Charles Mackesy, an artist whose work has been collected by the likes of Whoopi Goldberg, Bear Grylls and Sting, says God used art to draw him away from his atheist beliefs.

It began a quarter of a century ago when Mackesy was at a Glasteonbury music festival where he first heard the gospel song “O Happy Day.” He was so overcome by the song that he, then an atheist, wept and wept.

He then concluded “there must be more to this than meets the eye.”

“Jesus quietly introduced me to a journey into finding people really beautiful, which is how my art really began,” said Mackesy during an interview with CBN.

“Because I felt inside me he was going, ‘Look. How beautiful is that guy sitting on that bench?’ And I would have never noticed him before.”

Artistic endeavours
Born in Northumberland in 1962, Mackesy began his artistic endeavours during the 1980s, with his first showcase being held in 1984 at a pub.

“I didn’t study art but just kept busy — working as a cartoonist for the Spectator magazine, as an illustrator for Oxford University Press, drawing ads for the daily papers and doing poster designs for the likes of Cockspur Rum,” recalled Mackesy.

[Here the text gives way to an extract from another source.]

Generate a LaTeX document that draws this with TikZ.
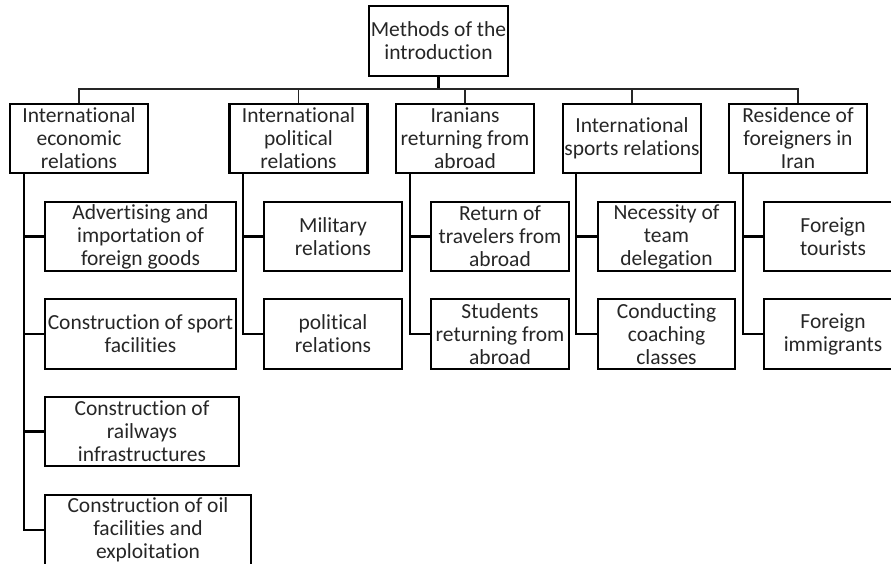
\documentclass[tikz,border=0pt]{standalone}
\usepackage{fontspec}
\setmainfont{Carlito}[Ligatures=NoCommon]
\begin{document}
\begin{tikzpicture}[x=1pt,y=-1pt,
  box/.style={draw=black,line width=2.5pt,inner sep=0pt,align=center,
    font=\fontsize{21.5}{23}\selectfont,text=black!85},
  lvl1/.style={box,minimum width=138pt,minimum height=69pt},
  lvl2/.style={box,minimum width=#1,minimum height=69pt},
  conn/.style={draw=black,line width=2.2pt},
  busline/.style={draw=black!85,line width=1.6pt}]
\useasboundingbox (0,0) rectangle (891,564);
% root
\node[box,minimum width=139pt,minimum height=70pt] (r) at (438.5,41) {Methods of the\\introduction};
% level 1
\node[lvl1] (a) at (79,138.5) {International\\economic\\relations};
\node[lvl1] (b) at (298.5,138.5) {International\\political\\relations};
\node[lvl1] (c) at (465,138.5) {Iranians\\returning from\\abroad};
\node[lvl1] (d) at (632,138.5) {International\\sports relations};
\node[lvl1] (e) at (798,138.5) {Residence of\\foreigners in\\Iran};
% level 2, column a
\node[lvl2=191pt] (a1) at (140.5,236.5) {Advertising and\\importation of\\foreign goods};
\node[lvl2=191pt,minimum height=70pt] (a2) at (140.5,334) {Construction of sport\\facilities};
\node[lvl2=194pt] (a3) at (142,431.5) {Construction of\\railways\\infrastructures};
\node[lvl2=206pt,minimum height=70pt] (a4) at (148,530) {Construction of oil\\facilities and\\exploitation};
% column b
\node[lvl2=138pt] (b1) at (333,236.5) {Military\\relations};
\node[lvl2=138pt,minimum height=70pt] (b2) at (333,334) {political\\relations};
% column c
\node[lvl2=138pt] (c1) at (500,236.5) {Return of\\travelers from\\abroad};
\node[lvl2=138pt,minimum height=70pt] (c2) at (500,334) {Students\\returning from\\abroad};
% column d
\node[lvl2=137pt] (d1) at (666.5,236.5) {Necessity of\\team\\delegation};
\node[lvl2=137pt,minimum height=70pt] (d2) at (666.5,334) {Conducting\\coaching\\classes};
% column e
\node[lvl2=138pt] (e1) at (833,236.5) {Foreign\\tourists};
\node[lvl2=138pt,minimum height=70pt] (e2) at (833,334) {Foreign\\immigrants};
% bus
\coordinate (bus) at (438.5,89);
\draw[draw=black,line width=3pt] (r.south) -- (bus);
\draw[busline] (a.north) |- (bus) -| (e.north);
\draw[busline] (b.north) -- (b.north |- bus);
\draw[busline] (c.north) -- (c.north |- bus);
\draw[busline] (d.north) -- (d.north |- bus);
% trunks
\coordinate (ta) at ([xshift=15pt]a.south west);
\coordinate (tb) at ([xshift=15pt]b.south west);
\coordinate (tc) at ([xshift=15pt]c.south west);
\coordinate (td) at ([xshift=14pt]d.south west);
\coordinate (te) at ([xshift=15pt]e.south west);
\draw[conn] (ta) |- (a4.west);
\draw[conn] (a1.west) -- (a1.west -| ta);
\draw[conn] (a2.west) -- (a2.west -| ta);
\draw[conn] (a3.west) -- (a3.west -| ta);
\draw[conn] (tb) |- (b2.west);
\draw[conn] (b1.west) -- (b1.west -| tb);
\draw[conn] (tc) |- (c2.west);
\draw[conn] (c1.west) -- (c1.west -| tc);
\draw[conn] (td) |- (d2.west);
\draw[conn] (d1.west) -- (d1.west -| td);
\draw[conn] (te) |- (e2.west);
\draw[conn] (e1.west) -- (e1.west -| te);
\end{tikzpicture}
\end{document}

“I am cautious to explain what I think the work is saying for fear of taking away from you something you have seen and I have not. I could conclude by saying that life is precious and faith is a journey and sometimes art can give a small glimpse of these moments, seen and unseen.”

Mackesy’s work includes paintings, sculptures and drawings, and have been featured in galleries in Edinburgh, New York and London.

Prodigal son
One of his more notable works was a bronze sculpture of the prodigal son returning to his father, inspired by the parable spoken by Jesus as found in the Gospel of Luke, Chapter 15.

Showing the intimate embrace of the two from the torsos up, the passionate opus can be found at Holy Trinity Brompton Church, an influential multisite church in England.

Artwork is not the only thing that Mackesy has contributed to HTB Church, as he also occasionally guest preaches at the congregation.

“Charlie appeals to people outside of the church because he’s not what they expect,” said Nicky Gumbel, head of HTB Church, to CBN.

“You know, when you have the sort of picture of ‘the evangelist,’ you don’t picture Charlie Mackesy, and I think that’s what’s so wonderful about him.”